Yes, it’s a Royal Enfield. More about my motorcycle adventure in my next post.

New shed tomorrow!

This is a big deal. For eight years, since we moved into this house, there has been a cheap, pentagonal wooden shed at the bottom of the garden. But the poor thing never knew what it was to be a shed. Not a true shed.

My wife thought of it as a place to put stuff you didn’t want in the house, such as deck chairs, bags of cat litter, curtain-pole fixtures from the old house.

The truth is that if you stuff your shed with junk, it ceases to be a shed; it’s just a junk room at the bottom of the garden. A true shed – a man’s shed – may contain only certain things. So tomorrow, I’m taking delivery of my new shed that will contain manly items such as nuts, bolts, tools and tins of creosote. And, to solve the problem of deck chairs and curtain fixtures, I’m getting another shed!

Two Sheds!

This one’s called a ‘Garden Store’ which one might describe as a small, windowless shed or a large wooden box with a sloping top. But that’s it; the second shed will solve the problem. The girlie stuff will go in one shed, blokey stuff in the other. And that will leave room in the blokey shed for that all-important shed asset – space!

Today, I’ll empty the old shed and clear the ground for the new installations. Fortunately, no rain is forecast for today or tomorrow so I can leave stuff out overnight.

If anyone has any suggestions for things that a shed simply must contain, let’s hear them.

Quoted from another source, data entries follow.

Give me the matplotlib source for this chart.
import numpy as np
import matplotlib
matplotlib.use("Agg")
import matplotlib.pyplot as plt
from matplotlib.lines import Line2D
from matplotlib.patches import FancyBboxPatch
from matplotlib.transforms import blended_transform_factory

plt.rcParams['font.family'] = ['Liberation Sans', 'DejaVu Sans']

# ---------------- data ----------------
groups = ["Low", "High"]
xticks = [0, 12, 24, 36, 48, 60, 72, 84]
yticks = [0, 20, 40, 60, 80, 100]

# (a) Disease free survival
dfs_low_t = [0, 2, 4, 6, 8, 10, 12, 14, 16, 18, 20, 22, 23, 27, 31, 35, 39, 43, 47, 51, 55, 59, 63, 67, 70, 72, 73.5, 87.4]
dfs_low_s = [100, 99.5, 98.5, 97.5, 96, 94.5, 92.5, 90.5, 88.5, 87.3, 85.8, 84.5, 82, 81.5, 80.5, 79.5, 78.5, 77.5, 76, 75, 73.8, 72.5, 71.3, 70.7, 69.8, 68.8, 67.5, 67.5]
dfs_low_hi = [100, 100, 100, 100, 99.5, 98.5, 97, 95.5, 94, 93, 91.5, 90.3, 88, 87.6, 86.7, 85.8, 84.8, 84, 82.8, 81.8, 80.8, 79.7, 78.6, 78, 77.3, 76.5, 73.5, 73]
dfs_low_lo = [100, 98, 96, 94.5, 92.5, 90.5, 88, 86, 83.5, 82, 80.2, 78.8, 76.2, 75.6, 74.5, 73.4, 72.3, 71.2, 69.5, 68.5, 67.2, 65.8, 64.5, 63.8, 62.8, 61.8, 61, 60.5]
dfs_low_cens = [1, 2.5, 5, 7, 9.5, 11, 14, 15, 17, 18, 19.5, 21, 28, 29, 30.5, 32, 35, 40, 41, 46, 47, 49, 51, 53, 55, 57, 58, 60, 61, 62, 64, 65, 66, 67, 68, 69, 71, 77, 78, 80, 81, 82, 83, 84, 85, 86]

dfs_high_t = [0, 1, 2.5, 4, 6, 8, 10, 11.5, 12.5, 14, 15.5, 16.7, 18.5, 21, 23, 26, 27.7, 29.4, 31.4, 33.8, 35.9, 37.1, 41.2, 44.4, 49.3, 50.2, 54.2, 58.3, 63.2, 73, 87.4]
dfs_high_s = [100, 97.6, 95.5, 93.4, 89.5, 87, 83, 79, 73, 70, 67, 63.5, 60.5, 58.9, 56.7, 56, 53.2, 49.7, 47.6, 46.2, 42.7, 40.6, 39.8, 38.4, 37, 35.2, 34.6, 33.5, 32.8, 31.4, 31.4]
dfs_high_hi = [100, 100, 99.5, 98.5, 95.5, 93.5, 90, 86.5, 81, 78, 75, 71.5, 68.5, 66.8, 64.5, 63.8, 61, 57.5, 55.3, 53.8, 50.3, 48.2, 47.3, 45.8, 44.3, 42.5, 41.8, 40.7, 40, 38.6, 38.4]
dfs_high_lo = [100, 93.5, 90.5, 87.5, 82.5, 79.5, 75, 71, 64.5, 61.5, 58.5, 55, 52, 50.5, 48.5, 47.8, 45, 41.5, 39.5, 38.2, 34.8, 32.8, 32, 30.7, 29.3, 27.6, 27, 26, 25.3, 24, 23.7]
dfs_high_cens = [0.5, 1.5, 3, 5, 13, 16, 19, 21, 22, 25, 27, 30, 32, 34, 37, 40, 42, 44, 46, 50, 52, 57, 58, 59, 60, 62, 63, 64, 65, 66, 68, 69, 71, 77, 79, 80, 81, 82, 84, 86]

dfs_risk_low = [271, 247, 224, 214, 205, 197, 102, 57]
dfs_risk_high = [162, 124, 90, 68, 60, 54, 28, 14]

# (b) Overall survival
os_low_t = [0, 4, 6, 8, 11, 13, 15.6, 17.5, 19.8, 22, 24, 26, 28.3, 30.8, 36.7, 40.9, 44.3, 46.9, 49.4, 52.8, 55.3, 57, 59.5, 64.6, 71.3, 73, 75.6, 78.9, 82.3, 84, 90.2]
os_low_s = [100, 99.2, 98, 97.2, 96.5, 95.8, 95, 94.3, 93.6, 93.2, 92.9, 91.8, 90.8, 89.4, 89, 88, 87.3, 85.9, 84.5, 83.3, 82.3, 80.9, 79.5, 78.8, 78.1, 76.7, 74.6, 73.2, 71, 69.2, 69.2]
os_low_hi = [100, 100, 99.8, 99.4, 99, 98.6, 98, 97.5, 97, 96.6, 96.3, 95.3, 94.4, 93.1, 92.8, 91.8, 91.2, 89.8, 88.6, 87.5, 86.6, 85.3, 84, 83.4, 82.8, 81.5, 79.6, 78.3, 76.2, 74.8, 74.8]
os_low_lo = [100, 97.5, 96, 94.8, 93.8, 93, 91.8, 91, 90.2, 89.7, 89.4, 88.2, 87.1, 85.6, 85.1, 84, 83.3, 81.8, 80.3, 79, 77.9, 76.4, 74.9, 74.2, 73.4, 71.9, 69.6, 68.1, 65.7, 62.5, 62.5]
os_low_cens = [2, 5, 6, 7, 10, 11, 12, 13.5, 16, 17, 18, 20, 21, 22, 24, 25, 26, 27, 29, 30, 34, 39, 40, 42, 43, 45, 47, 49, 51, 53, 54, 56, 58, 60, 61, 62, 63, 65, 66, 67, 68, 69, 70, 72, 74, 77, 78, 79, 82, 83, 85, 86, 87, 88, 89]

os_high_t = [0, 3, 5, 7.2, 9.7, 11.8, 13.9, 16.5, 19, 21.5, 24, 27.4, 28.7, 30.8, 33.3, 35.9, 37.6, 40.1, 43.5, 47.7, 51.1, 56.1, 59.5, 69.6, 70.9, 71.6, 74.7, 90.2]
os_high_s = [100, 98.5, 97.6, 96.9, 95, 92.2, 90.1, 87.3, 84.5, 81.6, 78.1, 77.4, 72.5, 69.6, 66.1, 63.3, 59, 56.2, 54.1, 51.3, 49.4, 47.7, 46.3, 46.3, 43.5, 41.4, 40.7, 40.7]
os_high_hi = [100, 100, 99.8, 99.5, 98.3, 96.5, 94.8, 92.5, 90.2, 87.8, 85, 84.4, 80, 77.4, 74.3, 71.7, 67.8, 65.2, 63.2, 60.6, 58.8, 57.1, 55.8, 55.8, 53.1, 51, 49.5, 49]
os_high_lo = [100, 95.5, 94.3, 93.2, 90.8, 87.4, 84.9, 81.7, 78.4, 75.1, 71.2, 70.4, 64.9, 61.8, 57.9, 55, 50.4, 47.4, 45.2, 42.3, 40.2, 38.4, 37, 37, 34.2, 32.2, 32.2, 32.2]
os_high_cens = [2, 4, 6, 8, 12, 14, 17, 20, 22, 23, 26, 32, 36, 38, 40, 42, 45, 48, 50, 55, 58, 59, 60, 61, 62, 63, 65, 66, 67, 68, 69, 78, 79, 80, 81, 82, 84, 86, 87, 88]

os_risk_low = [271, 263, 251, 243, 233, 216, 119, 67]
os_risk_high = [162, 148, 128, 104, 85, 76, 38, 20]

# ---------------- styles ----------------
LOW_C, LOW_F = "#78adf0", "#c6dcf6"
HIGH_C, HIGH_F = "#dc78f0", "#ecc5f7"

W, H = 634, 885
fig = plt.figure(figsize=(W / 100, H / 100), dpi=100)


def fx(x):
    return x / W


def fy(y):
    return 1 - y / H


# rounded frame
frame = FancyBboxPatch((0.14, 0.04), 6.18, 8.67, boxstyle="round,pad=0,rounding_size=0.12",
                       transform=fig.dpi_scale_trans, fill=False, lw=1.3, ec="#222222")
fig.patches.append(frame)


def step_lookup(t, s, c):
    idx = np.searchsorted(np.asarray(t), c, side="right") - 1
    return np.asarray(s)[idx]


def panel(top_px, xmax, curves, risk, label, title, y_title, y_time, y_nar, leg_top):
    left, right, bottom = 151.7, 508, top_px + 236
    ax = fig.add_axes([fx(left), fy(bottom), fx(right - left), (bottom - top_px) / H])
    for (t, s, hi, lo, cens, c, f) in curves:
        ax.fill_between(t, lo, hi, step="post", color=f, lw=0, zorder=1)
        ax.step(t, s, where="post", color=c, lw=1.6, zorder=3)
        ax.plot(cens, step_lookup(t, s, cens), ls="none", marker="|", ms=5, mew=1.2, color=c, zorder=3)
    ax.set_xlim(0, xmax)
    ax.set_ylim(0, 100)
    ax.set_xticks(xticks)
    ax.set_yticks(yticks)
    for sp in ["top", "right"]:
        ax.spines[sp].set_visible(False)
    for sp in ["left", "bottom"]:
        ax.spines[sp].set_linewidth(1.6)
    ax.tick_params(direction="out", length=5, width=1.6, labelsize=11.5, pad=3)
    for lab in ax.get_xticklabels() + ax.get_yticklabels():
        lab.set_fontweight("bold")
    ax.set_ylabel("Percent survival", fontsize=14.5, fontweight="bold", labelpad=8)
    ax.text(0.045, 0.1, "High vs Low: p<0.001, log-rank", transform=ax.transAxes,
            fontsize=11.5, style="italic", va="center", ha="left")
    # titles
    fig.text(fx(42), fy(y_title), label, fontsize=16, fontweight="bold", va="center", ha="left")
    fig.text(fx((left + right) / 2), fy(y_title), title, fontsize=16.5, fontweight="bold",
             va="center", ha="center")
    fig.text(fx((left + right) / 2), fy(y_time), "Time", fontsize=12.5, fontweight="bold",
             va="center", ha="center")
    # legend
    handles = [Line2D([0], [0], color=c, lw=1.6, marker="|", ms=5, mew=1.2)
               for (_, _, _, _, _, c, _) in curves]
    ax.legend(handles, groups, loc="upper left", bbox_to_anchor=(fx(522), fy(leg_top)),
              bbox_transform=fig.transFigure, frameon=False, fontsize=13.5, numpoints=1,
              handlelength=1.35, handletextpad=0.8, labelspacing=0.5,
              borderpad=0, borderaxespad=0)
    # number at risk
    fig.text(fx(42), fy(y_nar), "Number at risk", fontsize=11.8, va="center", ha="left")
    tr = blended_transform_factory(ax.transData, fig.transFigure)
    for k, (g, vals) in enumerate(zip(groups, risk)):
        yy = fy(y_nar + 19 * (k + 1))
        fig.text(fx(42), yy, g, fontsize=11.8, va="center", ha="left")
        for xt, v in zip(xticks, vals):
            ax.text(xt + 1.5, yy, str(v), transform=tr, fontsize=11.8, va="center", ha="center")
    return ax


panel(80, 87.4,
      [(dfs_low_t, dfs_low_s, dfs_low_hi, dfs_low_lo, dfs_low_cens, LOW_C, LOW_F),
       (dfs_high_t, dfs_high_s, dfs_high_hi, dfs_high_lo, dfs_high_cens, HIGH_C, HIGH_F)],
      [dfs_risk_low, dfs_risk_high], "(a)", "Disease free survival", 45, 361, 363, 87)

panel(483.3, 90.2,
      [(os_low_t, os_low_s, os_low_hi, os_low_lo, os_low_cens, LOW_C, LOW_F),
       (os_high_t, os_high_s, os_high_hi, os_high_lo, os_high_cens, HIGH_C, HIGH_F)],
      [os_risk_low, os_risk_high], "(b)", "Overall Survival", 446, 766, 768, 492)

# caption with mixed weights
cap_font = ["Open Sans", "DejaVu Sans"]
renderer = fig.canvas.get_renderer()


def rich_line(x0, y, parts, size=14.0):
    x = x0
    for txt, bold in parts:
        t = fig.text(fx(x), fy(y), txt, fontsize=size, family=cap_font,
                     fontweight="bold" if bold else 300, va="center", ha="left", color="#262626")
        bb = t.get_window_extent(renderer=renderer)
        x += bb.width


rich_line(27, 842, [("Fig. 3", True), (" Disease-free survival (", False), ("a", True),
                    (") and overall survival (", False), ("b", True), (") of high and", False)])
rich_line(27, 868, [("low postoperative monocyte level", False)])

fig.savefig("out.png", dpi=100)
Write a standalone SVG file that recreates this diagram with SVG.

Building a website at last!

Although I have owned a couple of domain names for ages, I have never got round to learning how to do the website thing. Now, thanks to redundancy which gives me the time, and the NUJ which gives me the training, I am well on the way. Watch out for a jolly interesting website coming our way soon!

More to follow …

And here’s some more. It’s a case of the more you learn, the more you understand how little you know.
It will take time to do this properly – even to get it started properly – but I will do it.